TO DO ->
Which lines hold the word "document"? Copy each of them from the material.
»»
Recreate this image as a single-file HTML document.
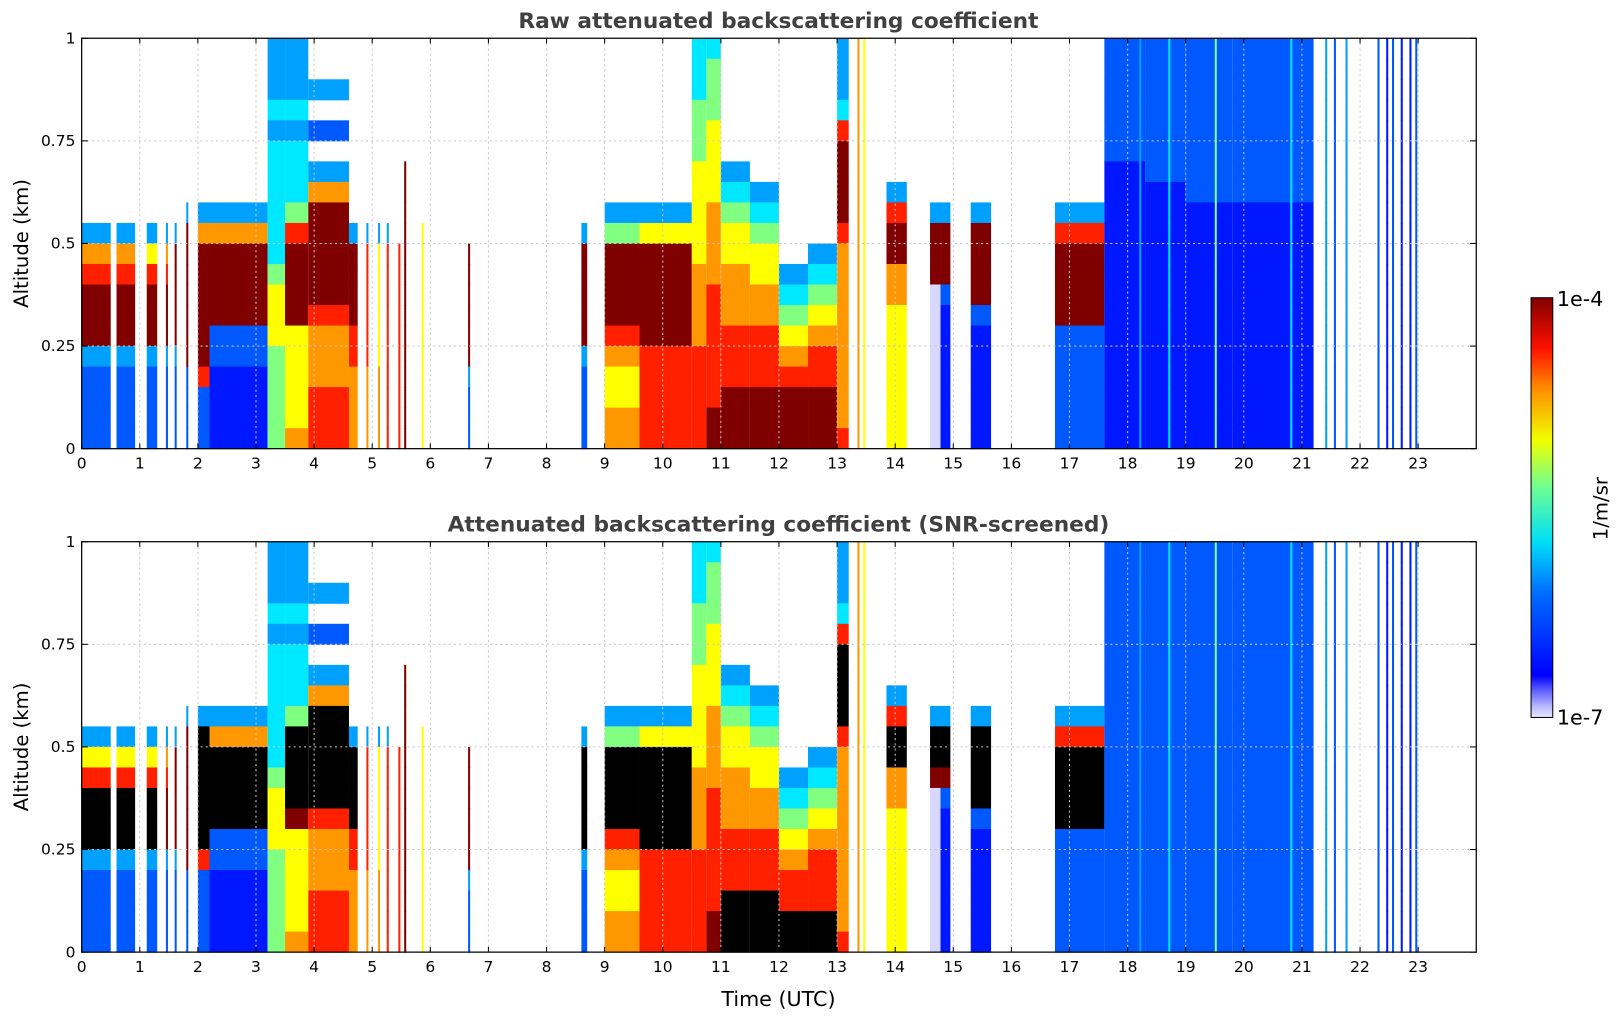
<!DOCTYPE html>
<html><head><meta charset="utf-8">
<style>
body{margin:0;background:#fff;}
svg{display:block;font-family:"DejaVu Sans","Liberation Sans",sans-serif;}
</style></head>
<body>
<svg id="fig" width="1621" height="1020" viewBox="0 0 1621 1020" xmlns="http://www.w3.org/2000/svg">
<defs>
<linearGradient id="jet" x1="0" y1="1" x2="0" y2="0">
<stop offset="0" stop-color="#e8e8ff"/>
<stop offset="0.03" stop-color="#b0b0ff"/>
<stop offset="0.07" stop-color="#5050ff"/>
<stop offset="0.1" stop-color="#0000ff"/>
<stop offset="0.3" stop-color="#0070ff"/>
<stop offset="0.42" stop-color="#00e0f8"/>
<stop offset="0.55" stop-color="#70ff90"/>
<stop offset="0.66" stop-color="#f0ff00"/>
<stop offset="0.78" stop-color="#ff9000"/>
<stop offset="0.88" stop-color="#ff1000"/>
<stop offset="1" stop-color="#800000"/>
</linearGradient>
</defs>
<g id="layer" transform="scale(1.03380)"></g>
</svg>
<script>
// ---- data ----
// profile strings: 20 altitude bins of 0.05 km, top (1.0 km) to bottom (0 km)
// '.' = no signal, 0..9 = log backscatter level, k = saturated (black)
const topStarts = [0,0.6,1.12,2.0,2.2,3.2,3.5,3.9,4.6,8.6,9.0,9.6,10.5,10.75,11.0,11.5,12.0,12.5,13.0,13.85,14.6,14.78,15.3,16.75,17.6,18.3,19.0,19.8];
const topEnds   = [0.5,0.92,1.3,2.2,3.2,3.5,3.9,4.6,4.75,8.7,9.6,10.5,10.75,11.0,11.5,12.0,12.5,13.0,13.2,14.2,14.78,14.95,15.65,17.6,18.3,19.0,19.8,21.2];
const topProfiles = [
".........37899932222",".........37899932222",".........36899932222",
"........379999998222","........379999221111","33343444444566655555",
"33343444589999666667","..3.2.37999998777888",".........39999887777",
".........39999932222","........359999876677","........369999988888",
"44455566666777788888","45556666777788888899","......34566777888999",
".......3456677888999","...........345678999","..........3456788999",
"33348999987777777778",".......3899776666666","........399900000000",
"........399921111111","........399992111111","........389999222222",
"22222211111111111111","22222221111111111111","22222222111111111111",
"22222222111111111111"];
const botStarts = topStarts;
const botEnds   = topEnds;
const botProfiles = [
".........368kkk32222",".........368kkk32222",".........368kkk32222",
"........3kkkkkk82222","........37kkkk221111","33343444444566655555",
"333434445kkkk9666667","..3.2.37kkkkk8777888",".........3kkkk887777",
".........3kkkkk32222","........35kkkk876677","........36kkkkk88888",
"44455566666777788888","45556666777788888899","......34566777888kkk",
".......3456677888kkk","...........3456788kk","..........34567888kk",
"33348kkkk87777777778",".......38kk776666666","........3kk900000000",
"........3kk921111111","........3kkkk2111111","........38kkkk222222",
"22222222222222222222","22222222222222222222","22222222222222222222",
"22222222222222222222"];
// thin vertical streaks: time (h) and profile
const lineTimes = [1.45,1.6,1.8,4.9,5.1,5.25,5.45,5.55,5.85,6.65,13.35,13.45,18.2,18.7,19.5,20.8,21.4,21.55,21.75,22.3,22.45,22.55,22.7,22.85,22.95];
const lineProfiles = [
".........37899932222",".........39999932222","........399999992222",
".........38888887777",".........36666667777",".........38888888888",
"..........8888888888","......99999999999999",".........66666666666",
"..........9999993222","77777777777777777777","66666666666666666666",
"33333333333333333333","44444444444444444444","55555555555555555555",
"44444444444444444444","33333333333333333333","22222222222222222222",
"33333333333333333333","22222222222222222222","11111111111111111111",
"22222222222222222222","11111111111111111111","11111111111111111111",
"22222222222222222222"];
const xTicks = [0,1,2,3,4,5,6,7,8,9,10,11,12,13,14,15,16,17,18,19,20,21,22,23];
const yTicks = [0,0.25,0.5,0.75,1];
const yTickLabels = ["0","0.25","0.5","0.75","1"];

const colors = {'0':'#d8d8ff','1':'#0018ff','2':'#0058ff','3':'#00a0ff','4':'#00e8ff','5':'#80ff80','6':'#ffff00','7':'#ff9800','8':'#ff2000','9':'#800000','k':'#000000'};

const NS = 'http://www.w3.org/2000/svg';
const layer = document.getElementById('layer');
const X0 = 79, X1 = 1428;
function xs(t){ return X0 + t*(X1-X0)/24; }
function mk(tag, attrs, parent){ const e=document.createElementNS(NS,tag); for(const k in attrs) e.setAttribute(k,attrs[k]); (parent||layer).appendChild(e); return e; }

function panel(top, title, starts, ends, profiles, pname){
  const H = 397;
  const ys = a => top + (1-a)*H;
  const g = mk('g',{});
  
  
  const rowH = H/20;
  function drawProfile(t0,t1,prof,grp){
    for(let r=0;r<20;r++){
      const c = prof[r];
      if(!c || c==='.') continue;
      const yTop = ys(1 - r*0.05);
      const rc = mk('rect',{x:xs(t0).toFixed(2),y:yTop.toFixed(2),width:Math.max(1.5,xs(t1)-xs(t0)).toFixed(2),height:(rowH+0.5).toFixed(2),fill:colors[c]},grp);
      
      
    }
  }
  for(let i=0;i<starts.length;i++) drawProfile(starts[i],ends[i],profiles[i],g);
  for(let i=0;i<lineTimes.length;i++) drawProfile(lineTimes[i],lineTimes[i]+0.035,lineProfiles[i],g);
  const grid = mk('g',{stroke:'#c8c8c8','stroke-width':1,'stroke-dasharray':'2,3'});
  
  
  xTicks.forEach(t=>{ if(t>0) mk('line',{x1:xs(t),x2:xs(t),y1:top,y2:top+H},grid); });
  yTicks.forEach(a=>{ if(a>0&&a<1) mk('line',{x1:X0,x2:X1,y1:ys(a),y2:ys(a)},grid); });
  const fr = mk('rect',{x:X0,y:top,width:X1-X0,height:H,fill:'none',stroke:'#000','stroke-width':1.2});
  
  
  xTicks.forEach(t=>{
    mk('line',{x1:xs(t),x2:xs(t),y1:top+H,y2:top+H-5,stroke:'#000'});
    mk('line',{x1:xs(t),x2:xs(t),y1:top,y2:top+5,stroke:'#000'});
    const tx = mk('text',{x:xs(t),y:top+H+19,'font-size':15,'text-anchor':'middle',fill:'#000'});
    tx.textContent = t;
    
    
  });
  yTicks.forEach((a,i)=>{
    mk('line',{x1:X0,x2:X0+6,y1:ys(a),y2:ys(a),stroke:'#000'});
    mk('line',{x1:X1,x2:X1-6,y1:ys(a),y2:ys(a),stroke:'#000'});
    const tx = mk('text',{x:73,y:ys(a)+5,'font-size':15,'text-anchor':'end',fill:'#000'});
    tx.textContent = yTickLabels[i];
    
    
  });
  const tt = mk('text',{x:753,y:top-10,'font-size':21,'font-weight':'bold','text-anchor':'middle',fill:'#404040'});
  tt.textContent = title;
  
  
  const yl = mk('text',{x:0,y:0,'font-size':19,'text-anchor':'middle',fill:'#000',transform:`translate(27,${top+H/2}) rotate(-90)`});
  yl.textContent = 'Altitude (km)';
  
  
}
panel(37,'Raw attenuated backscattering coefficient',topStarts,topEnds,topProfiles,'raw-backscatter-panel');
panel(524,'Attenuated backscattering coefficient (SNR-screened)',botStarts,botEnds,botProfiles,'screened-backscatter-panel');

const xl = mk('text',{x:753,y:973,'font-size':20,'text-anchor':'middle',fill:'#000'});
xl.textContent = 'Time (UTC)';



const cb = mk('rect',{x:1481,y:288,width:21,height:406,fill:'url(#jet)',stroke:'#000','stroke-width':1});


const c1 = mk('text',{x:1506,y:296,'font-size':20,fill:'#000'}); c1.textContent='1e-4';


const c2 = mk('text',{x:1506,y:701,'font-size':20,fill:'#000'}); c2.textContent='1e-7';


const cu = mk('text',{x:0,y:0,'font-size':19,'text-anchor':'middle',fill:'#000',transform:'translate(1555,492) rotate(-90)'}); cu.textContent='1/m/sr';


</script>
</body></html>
««
WRITTEN RESPONSE ->
Recreate this image as a single-file HTML document.
const layer = document.getElementById('layer');
function mk(tag, attrs, parent){ const e=document.createElementNS(NS,tag); for(const k in attrs) e.setAttribute(k,attrs[k]); (parent||layer).appendChild(e); return e; }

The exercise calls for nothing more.